We learned about passionfruit, guava and lots and lots of rambutan. As a reward for their transactions, we had a fruit smoothie tasting party at one of the booths. We tried all kinds of delicious (and confusing) fruit and vegetable combinations, at at the end we each got to choose our favorite to sip on during the rest of the day. 


Gimme that mango passionfruit!

Gretchen was a smoothie explorer!

The rest of the afternoon we walked around the city, finding street murals and dodging protesters. It gave us a glimpse of the less polished side of the city, though we never felt unsafe or pressured to buy anything. 


The cutest little patio of a restaurant I'll return to someday.

We had an organized dinner at El Trapiche, it was nice, but we wanted another taste of the city! We asked the bus driver to take us to Casco Viejo, a region of the city known for its shoreline, delicious restaurants and nightlife. 

Unsurprisingly, we landed at an ice cream parlor. A tiny little spot with fun lights, energetic employees and delicious ice cream. Ay Mi Negra, with the only complete wall in the place shouting "Kiss Now! Tomorrow, Who Knows?". It was the perfect motivator to request things in Spanish, and it was so much fun that we returned the next night for a dance party at the same place. 

The girls had ice cream, so the moms wanted a dessert of their own.
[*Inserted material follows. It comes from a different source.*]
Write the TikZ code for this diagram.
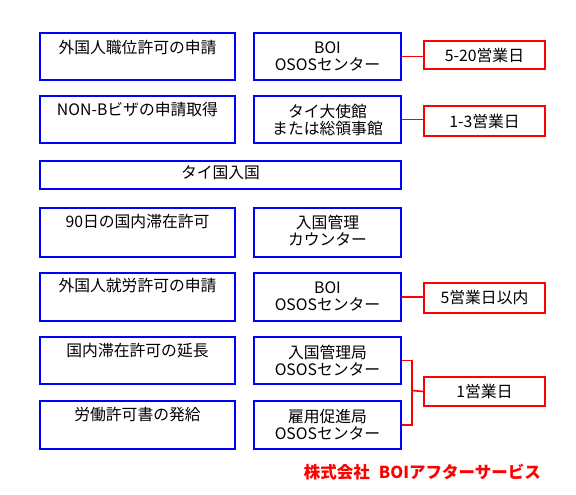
\documentclass[tikz,border=0pt]{standalone}
\usepackage{fontspec}
\setmainfont{Noto Sans CJK JP}
\definecolor{bblue}{RGB}{0,0,255}
\definecolor{rred}{RGB}{255,0,0}
\begin{document}
\begin{tikzpicture}[x=1pt,y=-1pt,
  bbox/.style={draw=bblue, line width=2pt, anchor=north west, inner sep=0pt},
  rbox/.style={draw=rred, line width=2pt, anchor=north west, inner sep=0pt},
  lw/.style={minimum width=195pt},
  rw/.style={minimum width=147pt},
  hh/.style={minimum height=47pt},
  txt/.style={font=\fontsize{15.8}{17}\selectfont, align=center, inner sep=0pt},
  conn/.style={draw=rred, line width=1.6pt}
]
\fill[white] (0,0) rectangle (576,495);
\useasboundingbox (0,0) rectangle (576,495);

% row 1
\node[bbox,lw,hh] (a1) at (39,32) {};
\node[bbox,rw,hh] (b1) at (253,32) {};
\node[rbox,minimum width=121pt,minimum height=28pt] (r1) at (423,40) {};
% row 2
\node[bbox,lw,hh] (a2) at (39,95) {};
\node[bbox,rw,hh] (b2) at (253,95) {};
\node[rbox,minimum width=121pt,minimum height=30pt] (r2) at (423,105) {};
% row 3
\node[bbox,minimum width=361pt,minimum height=28pt] (a3) at (39,160) {};
% row 4
\node[bbox,lw,minimum height=49pt] (a4) at (39,207) {};
\node[bbox,rw,minimum height=49pt] (b4) at (253,207) {};
% row 5
\node[bbox,lw,minimum height=48pt] (a5) at (39,272) {};
\node[bbox,rw,minimum height=48pt] (b5) at (253,272) {};
\node[rbox,minimum width=121pt,minimum height=30pt] (r5) at (423,282) {};
% row 6, 7
\node[bbox,lw,hh] (a6) at (39,336) {};
\node[bbox,rw,hh] (b6) at (253,336) {};
\node[bbox,lw,minimum height=48pt] (a7) at (39,400) {};
\node[bbox,rw,minimum height=48pt] (b7) at (253,400) {};
\node[rbox,minimum width=121pt,minimum height=29pt] (r6) at (423,376) {};

% texts
\node[txt] (a1t) at ([yshift=-15pt]a1.north) {外国人職位許可の申請};
\node[txt] (b1t) at ([yshift=-24pt]b1.north) {BOI\\OSOSセンター};
\node[txt] (r1t) at (r1.center) {5-20営業日};
\node[txt] (a2t) at ([yshift=-15pt]a2.north) {NON-Bビザの申請取得};
\node[txt] (b2t) at ([yshift=-25pt]b2.north) {タイ大使館\\または総領事館};
\node[txt] (r2t) at (r2.center) {1-3営業日};
\node[txt] (a3t) at ([yshift=-13pt]a3.north) {タイ国入国};
\node[txt] (a4t) at ([yshift=-15pt]a4.north) {90日の国内滞在許可};
\node[txt] (b4t) at ([yshift=-24pt]b4.north) {入国管理\\カウンター};
\node[txt] (a5t) at ([yshift=-14pt]a5.north) {外国人就労許可の申請};
\node[txt] (b5t) at ([yshift=-24pt]b5.north) {BOI\\OSOSセンター};
\node[txt] (r5t) at (r5.center) {5営業日以内};
\node[txt] (a6t) at ([yshift=-15pt]a6.north) {国内滞在許可の延長};
\node[txt] (b6t) at ([yshift=-25pt]b6.north) {入国管理局\\OSOSセンター};
\node[txt] (a7t) at ([yshift=-15pt]a7.north) {労働許可書の発給};
\node[txt] (b7t) at ([yshift=-25pt]b7.north) {雇用促進局\\OSOSセンター};
\node[txt] (r6t) at (r6.center) {1営業日};

% connectors
\draw[conn] (b1.east) -- (b1.east -| r1.west);
\draw[conn] (b2.east) -- (b2.east -| r2.west);
\draw[conn] (b5.east) -- (b5.east -| r5.west);
\coordinate (j) at (412,390.5);
\draw[conn] (b6.east) -| (j);
\draw[conn] (b7.east) -| (j);
\draw[conn] (j) -- (r6.west);

% footer
\node[anchor=east, inner sep=0pt, text=rred, font=\fontsize{16.5}{19}\selectfont\bfseries] (foot) at (541,472) {株式会社\hspace{9pt}BOIアフターサービス};
\end{tikzpicture}
\end{document}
Right next door is Chingada Madre, for those that don't know the translation, I won't write it here. It was like Dia de los Muertos opened a restaurant. This vibrant spot had loud, fun music and a pool table upstairs to occupy our kids. And it was virtually empty, all but for another table singing along with the music and having a great time. 

Uber reliably got us all back to the hotel, and we were asleep before our heads hit the pillow.